Read the text of Professor Jan Wampler’s introductory remarks here. (PDF)

Urban Development and Planning in China

The Third Annual Conference of the China Planning Network

Nearly 1000 scholars, students, planners and officials from more than 20 countries gathered in Beijing this summer to address some of the critical issues emerging from the rapid development of urban China.

Organized by the China Planning Network - a group of faculty, students and practitioners based at MIT and Harvard - the conference was a continuation of two previous conferences, held at Harvard in 2004 and at MIT in 2005. The conference series has become a significant way for students, faculty and practitioners from the west to engage with the rapidly changing development scene in China, fulfilling the aim of the China Planning Network to act as a bridge between planning and development communities in China and their U.S.-based colleagues.
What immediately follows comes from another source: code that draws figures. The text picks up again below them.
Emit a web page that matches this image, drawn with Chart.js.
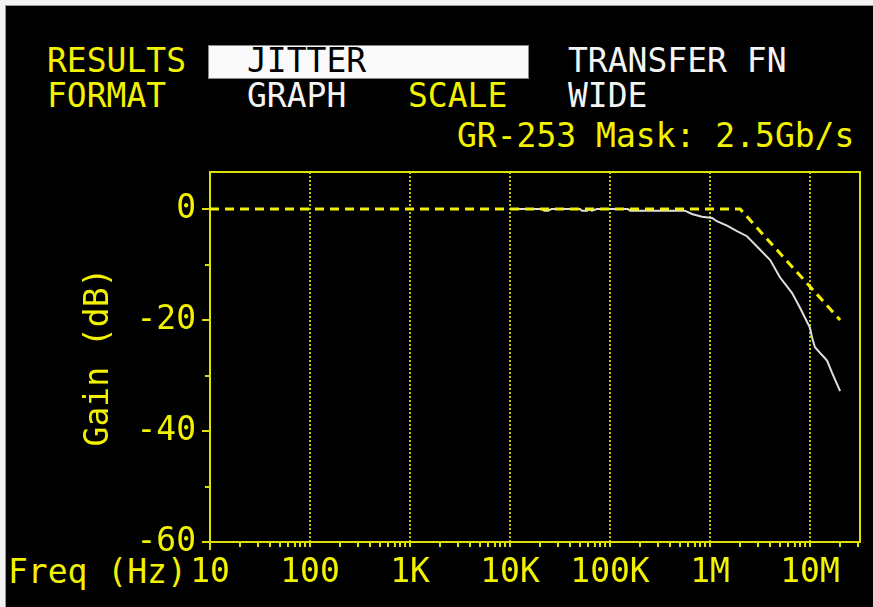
<!DOCTYPE html>
<html>
<head>
<meta charset="utf-8">
<script src="https://cdn.jsdelivr.net/npm/chart.js@4.4.1/dist/chart.umd.min.js"></script>
<style>
html, body { margin: 0; padding: 0; }
body { width: 873px; height: 607px; background: #f2f2f2; position: relative; overflow: hidden; font-family: "DejaVu Sans Mono", monospace; }
#panel { position: absolute; left: 5px; top: 5px; right: 0; bottom: 0; background: #000; border-left: 1px solid #9a9a9a; border-top: 1px solid #9a9a9a; }
.t { position: absolute; font-size: 33px; line-height: 33px; white-space: pre; }
.y { color: #f2f200; }
.w { color: #f4f4f4; }
.k { color: #000; }
#box { position: absolute; left: 208px; top: 45px; width: 319px; height: 32px; background: #fafafa; border: 1px solid #888; }
canvas { position: absolute; left: 0; top: 0; }
</style>
</head>
<body>
<div id="panel"></div>
<div id="box"></div>
<div class="t y" style="left:47px;top:44px">RESULTS</div>
<div class="t k" style="left:247px;top:44px">JITTER</div>
<div class="t w" style="left:568px;top:44px">TRANSFER FN</div>
<div class="t y" style="left:47px;top:79px">FORMAT</div>
<div class="t w" style="left:247px;top:79px">GRAPH</div>
<div class="t y" style="left:408px;top:79px">SCALE</div>
<div class="t w" style="left:568px;top:79px">WIDE</div>
<div class="t y" style="left:457px;top:119px">GR-253 Mask: 2.5Gb/s</div>
<div class="t y" style="left:8px;top:555px">Freq (Hz)</div>
<canvas id="chart" width="873" height="607"></canvas>
<script>
// GR-253 jitter transfer mask (2.5Gb/s)
const maskFreq = [10, 2e6, 2e7];
const maskGain = [0, 0, -20];

// measured jitter transfer
const measFreq = [1e4, 2.1e4, 2.2e4, 2.4e4, 2.6e4, 5.0e4, 5.25e4, 5.9e4, 6.03e4, 6.6e4, 7.4e4,
    1.5e5, 1.6e5, 5.6e5, 6.6e5, 8.3e5, 1.05e6, 1.17e6, 1.48e6, 1.86e6, 2.34e6, 3.0e6,
    4.0e6, 5.0e6, 6.6e6, 7.9e6, 1.0e7, 1.05e7, 1.12e7, 1.48e7, 1.66e7, 2.0e7];
const measGain = [0, 0, -0.3, -0.3, 0, 0, -0.3, -0.3, 0, -0.3, 0,
    0, -0.3, -0.3, -0.9, -1.4, -1.6, -2.2, -3.0, -4.0, -4.9, -6.9,
    -9.2, -12.3, -15.1, -17.7, -21.4, -23.2, -24.9, -27.3, -29.5, -32.8];

const xTickValues = [10, 100, 1e3, 1e4, 1e5, 1e6, 1e7];
const xTickLabels = ['10', '100', '1K', '10K', '100K', '1M', '10M'];
const yTickValues = [0, -20, -40, -60];
const yMinorValues = [-10, -30, -50];

const yellow = '#f2f200';
const frameColor = '#e0e000';
const gridColor = '#c4c400';
const font = { family: '"DejaVu Sans Mono", monospace', size: 33 };

const framePlugin = {
    id: 'frame',
    beforeDatasetsDraw(chart) {
        const { ctx, chartArea: a, scales: { x, y } } = chart;
        const line = (x1, y1, x2, y2) => {
            ctx.beginPath();
            ctx.moveTo(x1, y1);
            ctx.lineTo(x2, y2);
            ctx.stroke();
        };
        ctx.save();
        // dotted decade grid
        ctx.strokeStyle = gridColor;
        ctx.lineWidth = 2;
        ctx.setLineDash([2, 2]);
        xTickValues.slice(1).forEach(v => {
            const px = Math.round(x.getPixelForValue(v));
            line(px, a.top, px, a.bottom);
        });
        ctx.setLineDash([]);
        // frame
        ctx.strokeStyle = frameColor;
        ctx.strokeRect(a.left, a.top, a.right - a.left, a.bottom - a.top);
        line(a.left, a.bottom, a.left, a.bottom + 8);
        // y ticks
        yTickValues.forEach(v => {
            const py = Math.round(y.getPixelForValue(v));
            line(a.left - 8, py, a.left, py);
        });
        yMinorValues.forEach(v => {
            const py = Math.round(y.getPixelForValue(v));
            line(a.left - 5, py, a.left, py);
        });
        // x ticks, 1..9 per decade
        xTickValues.forEach(d => {
            for (let m = 1; m <= 9; m++) {
                const v = m * d;
                if (v > x.max) break;
                const px = Math.round(x.getPixelForValue(v));
                line(px, a.bottom, px, a.bottom + 5);
            }
        });
        ctx.restore();
    }
};

new Chart(document.getElementById('chart'), {
    type: 'line',
    data: {
        datasets: [
            {
                label: 'Mask',
                data: maskFreq.map((f, i) => ({ x: f, y: maskGain[i] })),
                borderColor: yellow,
                borderWidth: 3,
                borderDash: [9, 6],
                pointRadius: 0,
                tension: 0,
            },
            {
                label: 'Transfer',
                data: measFreq.map((f, i) => ({ x: f, y: measGain[i] })),
                borderColor: '#dedede',
                borderWidth: 2,
                pointRadius: 0,
                tension: 0,
            }
        ]
    },
    options: {
        responsive: false,
        animation: false,
        layout: { padding: { top: 172, right: 13, left: 0, bottom: 0 } },
        plugins: {
            legend: { display: false },
            tooltip: { enabled: false },
        },
        scales: {
            x: {
                type: 'logarithmic',
                min: 10,
                max: Math.pow(10, 7.5),
                grid: { display: false, drawTicks: false },
                border: { display: false },
                afterBuildTicks: s => { s.ticks = xTickValues.map(v => ({ value: v })); },
                afterFit: s => { s.height = 65; },
                ticks: {
                    color: yellow,
                    font: font,
                    padding: 12,
                    maxRotation: 0,
                    autoSkip: false,
                    callback: v => xTickLabels[xTickValues.indexOf(v)],
                },
            },
            y: {
                min: -60,
                max: 6.67,
                grid: { display: false, drawTicks: false },
                border: { display: false },
                afterBuildTicks: s => { s.ticks = yTickValues.map(v => ({ value: v })); },
                afterFit: s => { s.width = 210; },
                ticks: {
                    color: yellow,
                    font: font,
                    padding: 14,
                    callback: v => String(v),
                },
                title: {
                    display: true,
                    text: 'Gain (dB)',
                    color: yellow,
                    font: font,
                    padding: { top: 80 },
                },
            },
        },
    },
    plugins: [framePlugin],
});
</script>
</body>
</html>
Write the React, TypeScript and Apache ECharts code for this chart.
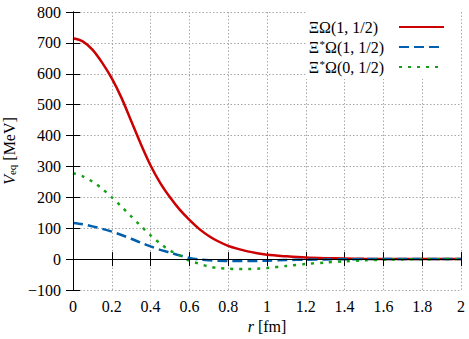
import React, { useEffect, useRef } from "react";
import * as echarts from "echarts";

const rValues = [0, 0.05, 0.1, 0.15, 0.2, 0.25, 0.3, 0.35, 0.4, 0.45, 0.5, 0.55, 0.6, 0.65, 0.7, 0.75, 0.8, 0.85, 0.9, 0.95, 1.0, 1.1, 1.2, 1.3, 1.4, 1.5, 1.6, 1.7, 1.8, 1.9, 2.0];
const xiOmega1 = [715, 705, 678, 636, 585, 522, 447, 372, 303, 246, 200, 160, 127, 98, 75, 57, 43, 33, 25, 19, 14, 9, 5, 3, 2, 1, 0.5, 0.3, 0.1, 0, 0];
const xiStarOmega1 = [117, 113, 106, 98, 89, 78, 66, 53, 41, 30, 21, 12, 4, -1, -4, -5.5, -6, -6.5, -6.5, -6, -5, -3, -2, -1, -0.5, 0, 0, 0, 0, 0, 0];
const xiStarOmega0 = [278, 268, 251, 228, 200, 170, 138, 107, 77, 50, 28, 12, -5, -15, -24, -29, -31, -32, -32, -31, -29, -22, -16, -11, -7, -4, -2, -1, -0.5, 0, 0];

const seriesNames = ["ΞΩ(1, 1/2)", "Ξ*Ω(1, 1/2)", "Ξ*Ω(0, 1/2)"];
const seriesColors = ["#cc0000", "#0060ad", "#16a016"];
const xTicks = { min: 0, max: 2, interval: 0.2 };
const yTicks = { min: -100, max: 800, interval: 100 };

const FONT = "Liberation Serif";

export default function App() {
  const ref = useRef<HTMLDivElement>(null);
  useEffect(() => {
    if (!ref.current) return;
    const chart = echarts.init(ref.current, undefined, { renderer: "svg" });
    const toData = (vals: number[]) => rValues.map((r, i) => [r, vals[i]]);
    const axisCommon = {
      axisLine: { show: true, lineStyle: { color: "#000", width: 1 } },
      axisTick: { show: true, inside: true, length: 7, lineStyle: { color: "#000", width: 1 } },
    };
    const labelRich = { v: { fontSize: 16, fontFamily: FONT, color: "#000" } };
    const option: any = {
      animation: false,
      backgroundColor: "#fff",
      textStyle: { fontFamily: FONT },
      grid: { left: 73, right: 8, top: 12, bottom: 49, containLabel: false, outerBoundsMode: "none" },
      legend: {
        data: seriesNames,
        orient: "vertical",
        right: 8,
        top: 12,
        align: "right",
        backgroundColor: "#fff",
        padding: [7, 16, 4, 3],
        itemGap: 3,
        itemWidth: 45,
        itemHeight: 14,
        itemStyle: { opacity: 0 },
        z: 4,
        formatter: (name: string) => {
          if (name.includes("*")) {
            const [a, b] = name.split("*");
            return `{n|${a}}{s|*}{n|${b}}{g|}`;
          }
          return `{n|${name}}{g2|}`;
        },
        textStyle: {
          fontFamily: FONT,
          fontSize: 16,
          color: "#000",
          rich: {
            n: { fontSize: 16, lineHeight: 18, fontFamily: FONT, color: "#000" },
            s: { fontSize: 11, width: 6, verticalAlign: "top", lineHeight: 12, fontFamily: FONT, color: "#000" },
            g: { width: 10 },
            g2: { width: 16 },
          },
        },
      },
      xAxis: [
        {
          type: "value",
          ...xTicks,
          position: "bottom",
          ...axisCommon,
          axisLabel: {
            fontSize: 16,
            color: "#000",
            fontFamily: FONT,
            margin: 8,
            formatter: (v: number) => `{v|${v}}`,
            rich: labelRich,
          },
          splitLine: { show: true, lineStyle: { color: "#a8a8a8", type: [1.5, 2], width: 1 } },
          name: "{i|r} [fm]",
          nameLocation: "middle",
          nameGap: 27,
          nameTextStyle: {
            fontSize: 16,
            color: "#000",
            fontFamily: FONT,
            rich: { i: { fontStyle: "italic", fontSize: 16, fontFamily: FONT, color: "#000" } },
          },
        },
        {
          type: "value",
          ...xTicks,
          position: "top",
          ...axisCommon,
          z: 6,
          axisLabel: { show: false },
          splitLine: { show: false },
        },
      ],
      yAxis: [
        {
          type: "value",
          ...yTicks,
          position: "left",
          ...axisCommon,
          axisLabel: {
            fontSize: 16,
            color: "#000",
            fontFamily: FONT,
            margin: 12,
            formatter: (v: number) => `{v|${String(v).replace("-", "\u2212")}}`,
            rich: labelRich,
          },
          splitLine: { show: true, lineStyle: { color: "#a8a8a8", type: [1.5, 2], width: 1 } },
          name: "{i|V}{s|eq} [MeV]",
          nameLocation: "middle",
          nameGap: 51,
          nameTextStyle: {
            fontSize: 16,
            color: "#000",
            fontFamily: FONT,
            rich: {
              i: { fontStyle: "italic", fontSize: 16, fontFamily: FONT, color: "#000" },
              s: { fontSize: 11, verticalAlign: "bottom", fontFamily: FONT, color: "#000" },
            },
          },
        },
        {
          type: "value",
          ...yTicks,
          position: "right",
          ...axisCommon,
          z: 6,
          axisLabel: { show: false },
          splitLine: { show: false },
        },
      ],
      series: [
        {
          name: seriesNames[0],
          type: "line",
          data: toData(xiOmega1),
          smooth: 0.3,
          showSymbol: false,
          symbol: "none",
          color: seriesColors[0],
          lineStyle: { color: seriesColors[0], width: 2.5 },
        },
        {
          name: seriesNames[1],
          type: "line",
          data: toData(xiStarOmega1),
          smooth: 0.3,
          showSymbol: false,
          symbol: "none",
          color: seriesColors[1],
          lineStyle: { color: seriesColors[1], width: 2.5, type: [10, 5] },
        },
        {
          name: seriesNames[2],
          type: "line",
          data: toData(xiStarOmega0),
          smooth: 0.3,
          showSymbol: false,
          symbol: "none",
          color: seriesColors[2],
          lineStyle: { color: seriesColors[2], width: 2.5, type: [3, 6] },
        },
      ],
    };
    chart.setOption(option);
    return () => chart.dispose();
  }, []);
  return (
    <div
      ref={ref}
      style={{ position: "fixed", left: 0, top: 0, width: 469, height: 339, background: "#fff" }}
    />
  );
}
The three-day conference focused on the rapid development of China’s urban transportation systems; the spatial impacts of regional planning and economic development; ecological cities and sustainability; lessons from American and European real estate markets; and planning education and practice in China, America and Europe.

In conjunction with the conference, the China Planning Network organized a series of events including city tours and seminars with local officials, displays reviewing collaboration in urban planning between China and western countries and an open house for Chinese architecture and planning students to learn more about admission to universities abroad.

The event was co-sponsored by MIT and the Ministry of Construction, PR China. Among the key sponsors from MIT were the Dean’s Office of the School of Architecture and Planning, the Department of Architecture, the Department of Urban Studies and Planning, the Center for Real Estate, the International Development and Regional Planning Program and the City Design and Development Program.